German auto giant Volkswagen has now put an exclamation point on this trend with its announcement that it will locate its new car plant in Chattanooga, TN. VW closed its last US plant, in Pennsylvania, in 1988.
The increasing cost of European car production was cited as a major factor in VW’s decision to locate its new plant in the U.S. The Tennessee site was declared the victor after an intense competition with locations in Alabama and Michigan.
VW’s move is expected to pump more than $1 billion into Tennessee’s coffers. ”This project will have a significant impact on the economy of Tennessee and the region for decades to come,” Gov. Phil Bredesen declared in announcing the news.

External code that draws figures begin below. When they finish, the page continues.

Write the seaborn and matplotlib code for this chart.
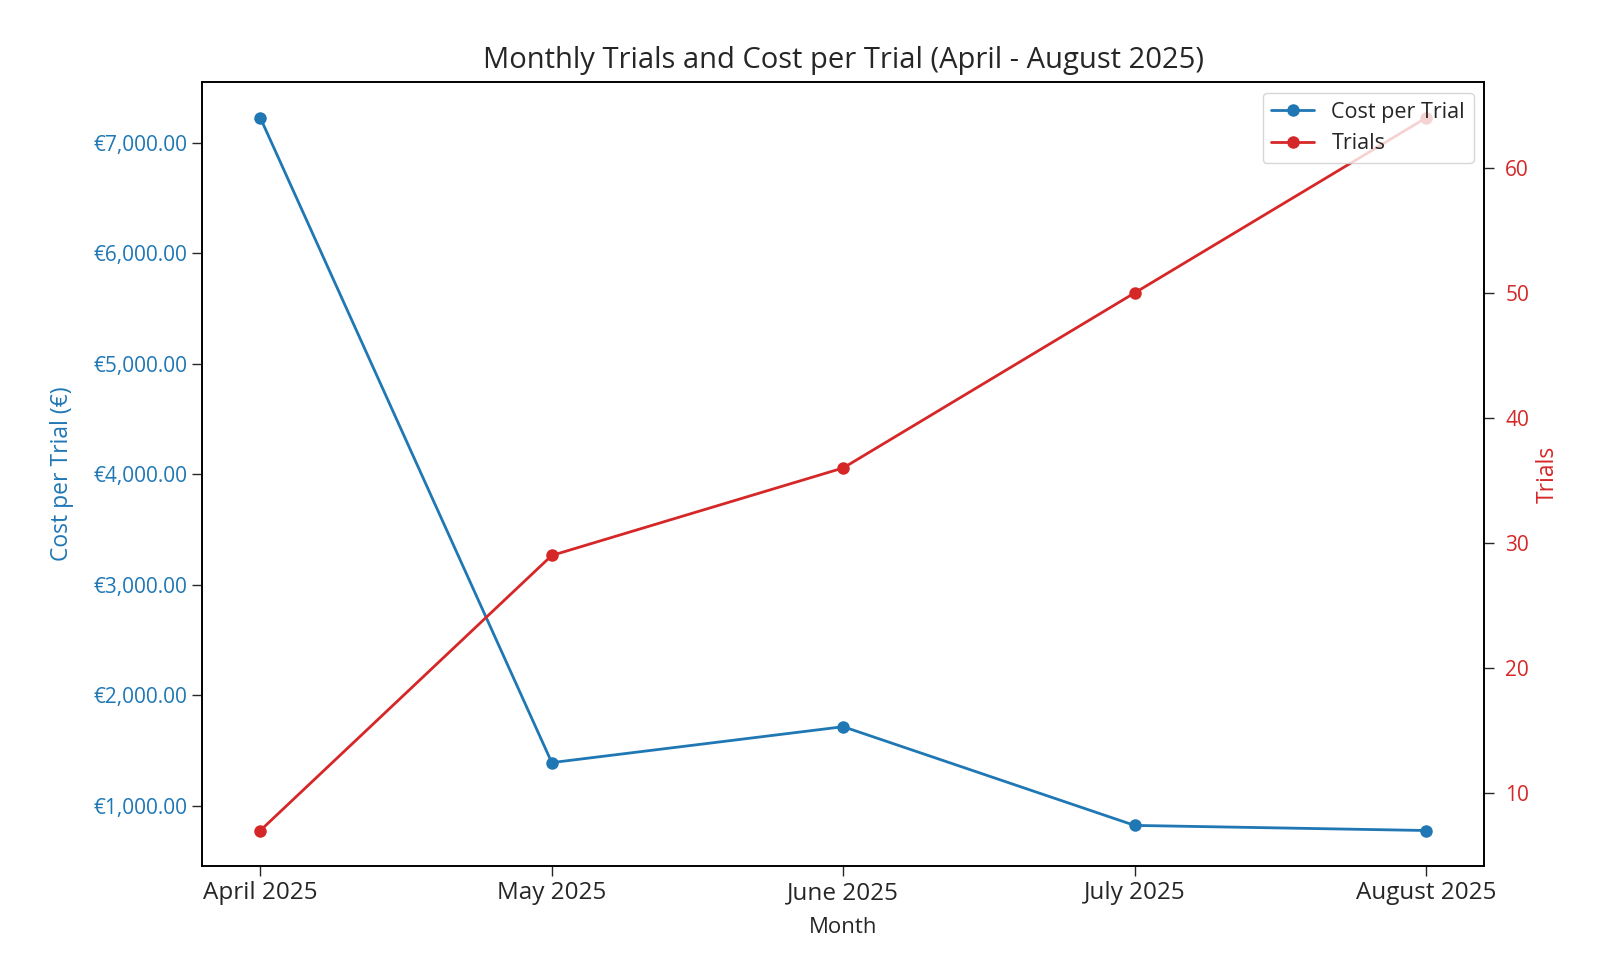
import matplotlib
matplotlib.use("Agg")
import matplotlib.pyplot as plt
import seaborn as sns
import pandas as pd
from matplotlib.ticker import FuncFormatter

months = ["April 2025", "May 2025", "June 2025", "July 2025", "August 2025"]
cost_per_trial = [7223, 1391, 1716, 823, 777]
trials = [7, 29, 36, 50, 64]

sns.set_style("white")
plt.rcParams['font.family'] = ['Open Sans', 'DejaVu Sans']

df = pd.DataFrame({"Month": months, "Cost per Trial": cost_per_trial, "Trials": trials})

fig = plt.figure(figsize=(16.1, 9.56), dpi=100)
ax1 = fig.add_axes([0.1255, 0.094, 0.7965, 0.82])
ax2 = ax1.twinx()

blue = "#1f77b4"
red = "#d62728"

sns.lineplot(data=df, x="Month", y="Cost per Trial", ax=ax1, color=blue, marker="o",
             markersize=9, markeredgewidth=0, linewidth=2, label="Cost per Trial", legend=False, sort=False)
sns.lineplot(data=df, x="Month", y="Trials", ax=ax2, color=red, marker="o",
             markersize=9, markeredgewidth=0, linewidth=2, label="Trials", legend=False, sort=False)

ax1.set_xlabel("Month", fontsize=16, labelpad=8)
ax1.set_ylabel("Cost per Trial (€)", fontsize=16.5, color=blue, labelpad=14)
ax2.set_ylabel("Trials", fontsize=16.5, color=red, labelpad=5)
ax1.set_title("Monthly Trials and Cost per Trial (April - August 2025)", fontsize=21, pad=10)

ax1.yaxis.set_major_formatter(FuncFormatter(lambda v, p: f"€{v:,.2f}"))
ax1.tick_params(axis="y", labelcolor=blue, labelsize=15, length=7, width=1, left=True)
ax2.tick_params(axis="y", labelcolor=red, labelsize=15, length=7, width=1, right=True, pad=8)
ax1.tick_params(axis="x", labelsize=17.5, length=7, width=1, bottom=True, pad=4)

for ax in (ax1, ax2):
    for s in ax.spines.values():
        s.set_color("black")
        s.set_linewidth(1.2)

h1, l1 = ax1.get_legend_handles_labels()
h2, l2 = ax2.get_legend_handles_labels()
ax2.legend(h1 + h2, l1 + l2, loc="upper right", fontsize=15.5)

fig.savefig("out.png", dpi=100)
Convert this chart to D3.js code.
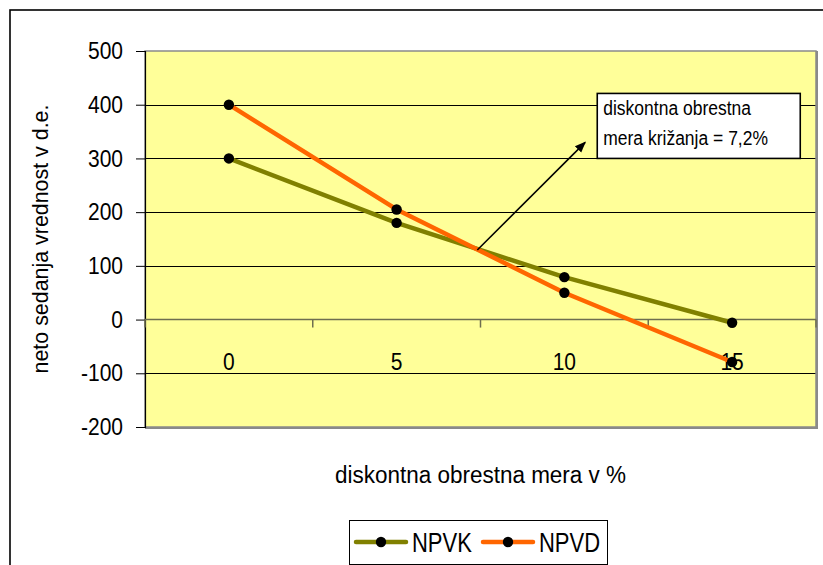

Tennessee officials are predicting that the arrival of Volkswagon eventually may put the state in position to become the overall leader in U.S. car production in coming years.
When it is fully operational in 2011, the new plant will employ 2,000 people directly as well as offering business to hundreds of suppliers. The new facility will eventually have an annual capacity of 150,000 vehicles and will be used to build a new midsized vehicle for the U.S. market.
VW said its decision also was based on a range of factors including financial incentives offered by the state linked to job creation, investment and training.
Currency exchange rate fluctuations—the euro is now worth almost $1.60—in the past two years have made European carmakers look for cheaper production solutions. VW also is building plants in India and Russia.
So perhaps all those reports of the impending demise of U.S. auto manufacturing you’ve been reading in recent years were a bit premature.